Se traduzíssemos workism à letra, seria qualquer coisa como “trabalhismo” – e se, a partir daqui, avançássemos para uma conversa em português, o mais certo era termos um diálogo pouco produtivo e cheio de mal-entendidos. A palavra workism pouco tem de esquerda ou de direita, sintetiza a crença de que o trabalho não é apenas central para a atividade económica, mas também para a própria identidade dos indivíduos. É verdade que a nossa profissão nos define (em particular, numa economia como a portuguesa, em que as mudanças ao longo da vida ativa são casos raros), mas daí a entendê-la como o sentido da nossa vida… diz-nos a sensatez que vai uma grande distância.
Vem isto a propósito de uma tendência que, nos EUA, era visível antes do verão e que poucos foram capazes de prever: a The Great Resignation ou The Big Quit (há expressões para todos os gostos, mas, em português, é qualquer coisa como A Grande Demissão). Milhares de pessoas, sobretudo no setor do retalho, com trabalhos pouco qualificados e salários mais baixos, estão a despedir-se. Apesar de o emprego se situar a milhas dos níveis pré-pandemia, o fenómeno acentua-se ao ponto de já haver especialistas a considerar que a cultura do workism – que, durante décadas, não só alimentou a maior economia do mundo mas também um certo modo de vida americano – está a ser posta em causa. Na sua coluna de opinião, publicada no The New York Times, Paul Krugman pergunta: “Os trabalhadores estão claramente a sentir-se fortalecidos. Porquê?” No mesmo artigo, o Nobel da Economia tenta encontrar explicações, elenca algumas variáveis e, no fim, defende que, para lá da tragédia, a disrupção provocada pela Covid-19 terá conduzido a um “great rethink” (mais uma vez, numa tradução muito livre, um “grande repensar”). “A experiência da pandemia pode ter levado muitos trabalhadores a explorar oportunidades que não tinham visto previamente”, escreve Krugman.
Se se trata de uma revolução ou apenas de uma reação do pós-pandemia, ainda estamos para descobrir. Há cerca de um mês, na VISÃO, quando demos conta do fenómeno do The Great Resignation, já havia sinais de que a tendência estaria a acontecer em Portugal. Consultoras e empresas tecnológicas (naturalmente, mais próximas da realidade americana), mas também responsáveis da hotelaria e da restauração, diziam perder mão de obra. A questão é saber como podem os trabalhadores, em países com economias frágeis e pouco competitivas, dar-se ao luxo dessa liberdade.

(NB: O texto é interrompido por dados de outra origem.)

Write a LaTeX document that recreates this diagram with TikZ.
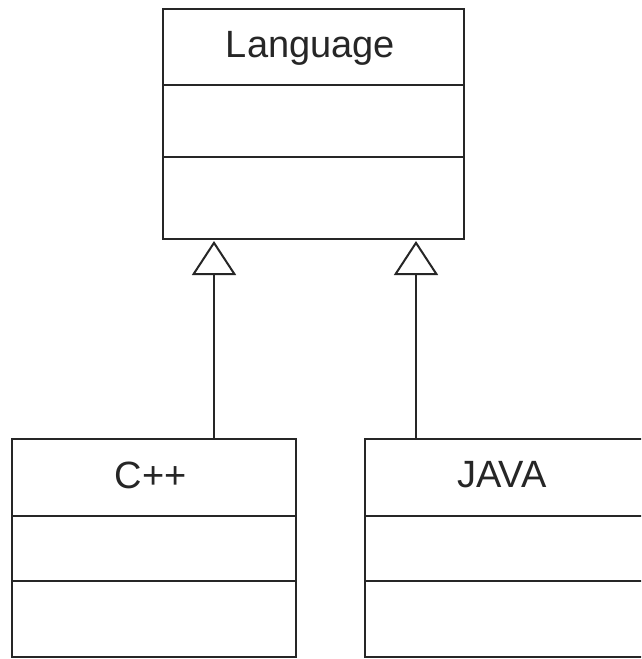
\documentclass[tikz,border=0pt]{standalone}
\usepackage{fontspec}
\setmainfont{Liberation Sans}
\usetikzlibrary{arrows.meta}
\begin{document}
\begin{tikzpicture}[x=1pt,y=-1pt,
  cls/.style={draw=black!85, line width=2.5pt, fill=white, rectangle, inner sep=0pt, outer sep=0pt},
  sep/.style={draw=black!85, line width=2.5pt},
  lbl/.style={font=\fontsize{38}{42}\selectfont, text=black!85, inner sep=0pt, anchor=base},
  inh/.style={draw=black!85, line width=2pt, -{Triangle[open, width=44pt, length=34pt]}}]
\useasboundingbox (0,0) rectangle (641,659);
\fill[white] (0,0) rectangle (641,659);
\begin{scope}
\clip (0,0) rectangle (641,659);
% Language class
\node[cls, minimum width=301pt, minimum height=230pt] (lang) at (313.5,124) {};
\draw[sep] (lang.west |- 0,85) -- (lang.east |- 0,85);
\draw[sep] (lang.west |- 0,157) -- (lang.east |- 0,157);
\node[lbl] (langname) at (310.5,57) {Language};
% C++ class
\node[cls, minimum width=284pt, minimum height=218pt] (cpp) at (154,548) {};
\draw[sep] (cpp.west |- 0,516) -- (cpp.east |- 0,516);
\draw[sep] (cpp.west |- 0,581) -- (cpp.east |- 0,581);
\node[lbl] (cppname) at (150.5,488) {C++};
% JAVA class
\node[cls, minimum width=300pt, minimum height=218pt] (java) at (515,548) {};
\draw[sep] (java.west |- 0,516) -- (java.east |- 0,516);
\draw[sep] (java.west |- 0,581) -- (java.east |- 0,581);
\node[lbl] (javaname) at (502,487) {JAVA};
% generalizations
\draw[inh] ([xshift=202pt]cpp.north west) -- ([xshift=51pt,yshift=-2pt]lang.south west);
\draw[inh] ([xshift=51pt]java.north west) -- ([xshift=253pt,yshift=-2pt]lang.south west);
\end{scope}
\end{tikzpicture}
\end{document}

Um estudo divulgado esta semana, da autoria de Eugénio Rosa, consultor da CGTP, aponta para um aumento de 96 euros do salário médio português (1 048 euros), enquanto o salário mínimo nacional subirá 200 euros (705 euros). A “distorção salarial”, como lhe chama o economista, significa que o salário mínimo nacional representa uma proporção cada vez maior do salário médio: “Este facto está a transformar Portugal num país de salários mínimos.” Muitos desses trabalhadores são jovens qualificados, outros serão os “essenciais” dos lockdowns – alguém ainda se lembra deles? E isto pode ser não o nosso “grande repensar” mas o nosso grande falhanço coletivo.